Petrographic examination of aggregates is undertaken in accordance with ASTM C295-12 (2012) or AS 1141.65 (2008). Where previous use or petrographic tests do not provide sufficient evidence that the aggregates will be acceptable the Concrete Institute of Australia ‘Performance Tests to Assess Concrete Durability’ (2015) recommended practice document proposes that accelerated mortar bar testing to AS 1141.60.1 (2014a) be undertaken to determine the degree to which the aggregate is reactive. Furthermore, that recommended practice advises that where petrographic or mortar bar expansion tests are inconclusive then accelerated concrete prism testing to AS 1141.60.2 (2014b) can be used to provide specific evidence as to whether a proposed concrete mix and cement system will have acceptable resistance to AAR.

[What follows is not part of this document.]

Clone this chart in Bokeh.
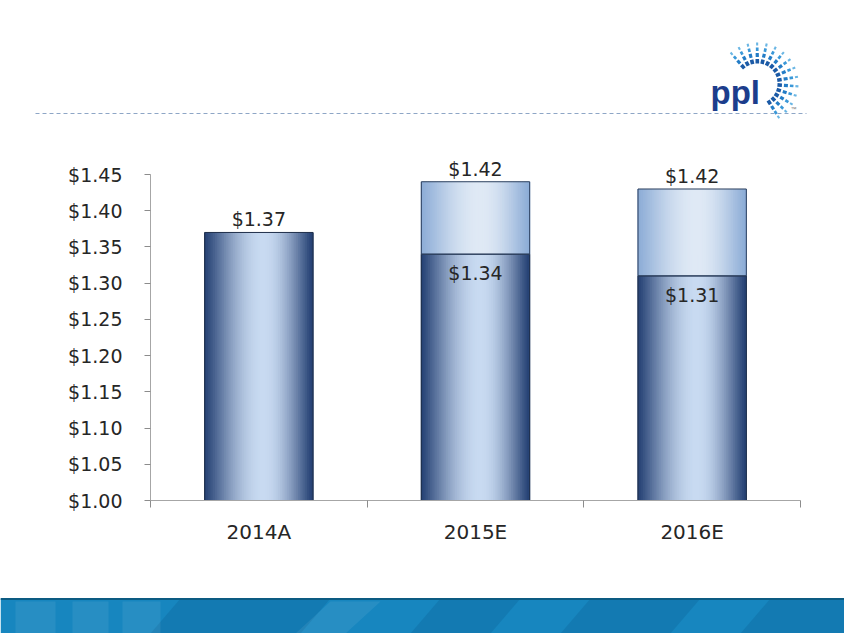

Results of accelerated testing can occasionally be misleading, and more than one test method might be needed to resolve the potential AAR risk. For example, in Western Australia a widely-used aggregate that is classified ‘potentially reactive’ by petrography, gives ‘highly reactive’ expansions by mortar bar test, but is classified ‘innocuous’ by concrete prism and has a 40+ years ASR problem free track record in marine and water retaining structures. Thus, wherever possible, the specific tests used should be those upon which knowledge about reactivity of local aggregates is based, and local experience should be utilised in interpreting test results (Concrete Institute of Australia, 2015).

Whichever test methods are used, the art of the testing is in designing a test programme that best meets project needs, rather than simply applying a pass/fail criterion associated with a particular test method. For example, with use of appropriate control mixes, test results can be evaluated by comparison with aggregates or concrete with known site performance (Concrete Institute of Australia, 2015).

Because significant variations in mineralogy can exist within quarries, material is typically characterised by petrography annually, and AAR testing is repeated at a frequency that reflects changes in the source material. For some sources this may be as often as yearly (Concrete Institute of Australia, 2015).